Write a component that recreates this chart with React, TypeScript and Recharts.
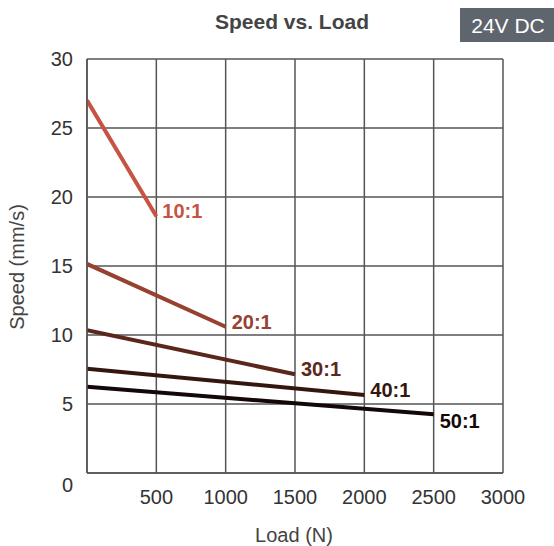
import React from 'react';
import { LineChart, Line, XAxis, YAxis, CartesianGrid } from 'recharts';

const loadTicks = [0, 500, 1000, 1500, 2000, 2500, 3000];
const speedTicks = [0, 5, 10, 15, 20, 25, 30];

const ratio10 = [
    { load: 0, speed: 27.0 },
    { load: 500, speed: 18.6 },
];
const ratio20 = [
    { load: 0, speed: 15.15 },
    { load: 1000, speed: 10.6 },
];
const ratio30 = [
    { load: 0, speed: 10.35 },
    { load: 1500, speed: 7.15 },
];
const ratio40 = [
    { load: 0, speed: 7.55 },
    { load: 2000, speed: 5.65 },
];
const ratio50 = [
    { load: 0, speed: 6.25 },
    { load: 2500, speed: 4.25 },
];

const series = [
    { name: '10:1', data: ratio10, color: '#c65443', dy: -5 },
    { name: '20:1', data: ratio20, color: '#974131', dy: -5 },
    { name: '30:1', data: ratio30, color: '#5a271c', dy: -5 },
    { name: '40:1', data: ratio40, color: '#35160f', dy: -5 },
    { name: '50:1', data: ratio50, color: '#140707', dy: 7 },
];

const font = '"Liberation Sans", Arial, sans-serif';
const gridColor = '#555';

const XTick = (props: any) => {
    const { x, y, payload } = props;
    if (payload.value === 0) return null;
    return (
        <text x={x} y={y + 31} textAnchor="middle" fontSize={20} fill="#333" fontFamily={font}>
            {payload.value}
        </text>
    );
};

const YTick = (props: any) => {
    const { x, y, payload } = props;
    const shift = payload.value === 0 ? 12 : 0;
    return (
        <text x={x - 14} y={y + 7 + shift} textAnchor="end" fontSize={20} fill="#333" fontFamily={font}>
            {payload.value}
        </text>
    );
};

const makeEndLabel = (name: string, color: string, dy: number, last: number) => (props: any) => {
    const { x, y, index } = props;
    if (index !== last) return null;
    return (
        <text x={x + 6} y={y + dy + 7} fontSize={20} fontWeight="bold" fill={color} fontFamily={font}>
            {name}
        </text>
    );
};

const App: React.FC = () => {
    return (
        <div style={{ position: 'absolute', left: 0, top: 0, width: 554, height: 546, background: '#fff' }}>
            <LineChart width={554} height={546} margin={{ top: 59, right: 51, bottom: 0, left: 0 }}>
                <CartesianGrid stroke={gridColor} strokeWidth={1.5} />
                <XAxis
                    type="number"
                    dataKey="load"
                    domain={[0, 3000]}
                    ticks={loadTicks}
                    height={73}
                    axisLine={{ stroke: gridColor, strokeWidth: 1.5 }}
                    tickLine={false}
                    tickSize={0}
                    tickMargin={0}
                    tick={<XTick />}
                    allowDataOverflow
                />
                <YAxis
                    type="number"
                    domain={[0, 30]}
                    ticks={speedTicks}
                    width={87}
                    axisLine={{ stroke: gridColor, strokeWidth: 1.5 }}
                    tickLine={false}
                    tickSize={0}
                    tickMargin={0}
                    tick={<YTick />}
                />
                {series.map((s) => (
                    <Line
                        key={s.name}
                        data={s.data}
                        dataKey="speed"
                        stroke={s.color}
                        strokeWidth={4}
                        dot={false}
                        activeDot={false}
                        isAnimationActive={false}
                        label={makeEndLabel(s.name, s.color, s.dy, s.data.length - 1)}
                    />
                ))}
            </LineChart>
            <svg width={554} height={546} style={{ position: 'absolute', left: 0, top: 0, pointerEvents: 'none' }}>
                <text x={292} y={29} textAnchor="middle" fontSize={21} fontWeight="bold" fill="#444" fontFamily={font}>
                    Speed vs. Load
                </text>
                <rect x={460} y={8} width={94} height={34} fill="#5e656c" />
                <text x={508} y={33} textAnchor="middle" fontSize={21} fill="#fff" fontFamily={font}>
                    24V DC
                </text>
                <text x={294} y={542} textAnchor="middle" fontSize={20} fill="#444" fontFamily={font}>
                    Load (N)
                </text>
                <text
                    x={0}
                    y={0}
                    transform="translate(24 267) rotate(-90)"
                    textAnchor="middle"
                    fontSize={20}
                    fill="#444"
                    fontFamily={font}
                >
                    Speed (mm/s)
                </text>
            </svg>
        </div>
    );
};

export default App;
┄┄┄┄┄┄┄┄┄┄┄┄┄┄┄┄┄┄┄┄
**Aim of the exercise:**
Write out the material above again, word for word, minus its pictures.

**Answer to the task:**
Write a component that recreates this chart with React, TypeScript and Recharts.
import React from 'react';
import { LineChart, Line, XAxis, YAxis, CartesianGrid } from 'recharts';

const loadTicks = [0, 500, 1000, 1500, 2000, 2500, 3000];
const speedTicks = [0, 5, 10, 15, 20, 25, 30];

const ratio10 = [
    { load: 0, speed: 27.0 },
    { load: 500, speed: 18.6 },
];
const ratio20 = [
    { load: 0, speed: 15.15 },
    { load: 1000, speed: 10.6 },
];
const ratio30 = [
    { load: 0, speed: 10.35 },
    { load: 1500, speed: 7.15 },
];
const ratio40 = [
    { load: 0, speed: 7.55 },
    { load: 2000, speed: 5.65 },
];
const ratio50 = [
    { load: 0, speed: 6.25 },
    { load: 2500, speed: 4.25 },
];

const series = [
    { name: '10:1', data: ratio10, color: '#c65443', dy: -5 },
    { name: '20:1', data: ratio20, color: '#974131', dy: -5 },
    { name: '30:1', data: ratio30, color: '#5a271c', dy: -5 },
    { name: '40:1', data: ratio40, color: '#35160f', dy: -5 },
    { name: '50:1', data: ratio50, color: '#140707', dy: 7 },
];

const font = '"Liberation Sans", Arial, sans-serif';
const gridColor = '#555';

const XTick = (props: any) => {
    const { x, y, payload } = props;
    if (payload.value === 0) return null;
    return (
        <text x={x} y={y + 31} textAnchor="middle" fontSize={20} fill="#333" fontFamily={font}>
            {payload.value}
        </text>
    );
};

const YTick = (props: any) => {
    const { x, y, payload } = props;
    const shift = payload.value === 0 ? 12 : 0;
    return (
        <text x={x - 14} y={y + 7 + shift} textAnchor="end" fontSize={20} fill="#333" fontFamily={font}>
            {payload.value}
        </text>
    );
};

const makeEndLabel = (name: string, color: string, dy: number, last: number) => (props: any) => {
    const { x, y, index } = props;
    if (index !== last) return null;
    return (
        <text x={x + 6} y={y + dy + 7} fontSize={20} fontWeight="bold" fill={color} fontFamily={font}>
            {name}
        </text>
    );
};

const App: React.FC = () => {
    return (
        <div style={{ position: 'absolute', left: 0, top: 0, width: 554, height: 546, background: '#fff' }}>
            <LineChart width={554} height={546} margin={{ top: 59, right: 51, bottom: 0, left: 0 }}>
                <CartesianGrid stroke={gridColor} strokeWidth={1.5} />
                <XAxis
                    type="number"
                    dataKey="load"
                    domain={[0, 3000]}
                    ticks={loadTicks}
                    height={73}
                    axisLine={{ stroke: gridColor, strokeWidth: 1.5 }}
                    tickLine={false}
                    tickSize={0}
                    tickMargin={0}
                    tick={<XTick />}
                    allowDataOverflow
                />
                <YAxis
                    type="number"
                    domain={[0, 30]}
                    ticks={speedTicks}
                    width={87}
                    axisLine={{ stroke: gridColor, strokeWidth: 1.5 }}
                    tickLine={false}
                    tickSize={0}
                    tickMargin={0}
                    tick={<YTick />}
                />
                {series.map((s) => (
                    <Line
                        key={s.name}
                        data={s.data}
                        dataKey="speed"
                        stroke={s.color}
                        strokeWidth={4}
                        dot={false}
                        activeDot={false}
                        isAnimationActive={false}
                        label={makeEndLabel(s.name, s.color, s.dy, s.data.length - 1)}
                    />
                ))}
            </LineChart>
            <svg width={554} height={546} style={{ position: 'absolute', left: 0, top: 0, pointerEvents: 'none' }}>
                <text x={292} y={29} textAnchor="middle" fontSize={21} fontWeight="bold" fill="#444" fontFamily={font}>
                    Speed vs. Load
                </text>
                <rect x={460} y={8} width={94} height={34} fill="#5e656c" />
                <text x={508} y={33} textAnchor="middle" fontSize={21} fill="#fff" fontFamily={font}>
                    24V DC
                </text>
                <text x={294} y={542} textAnchor="middle" fontSize={20} fill="#444" fontFamily={font}>
                    Load (N)
                </text>
                <text
                    x={0}
                    y={0}
                    transform="translate(24 267) rotate(-90)"
                    textAnchor="middle"
                    fontSize={20}
                    fill="#444"
                    fontFamily={font}
                >
                    Speed (mm/s)
                </text>
            </svg>
        </div>
    );
};

export default App;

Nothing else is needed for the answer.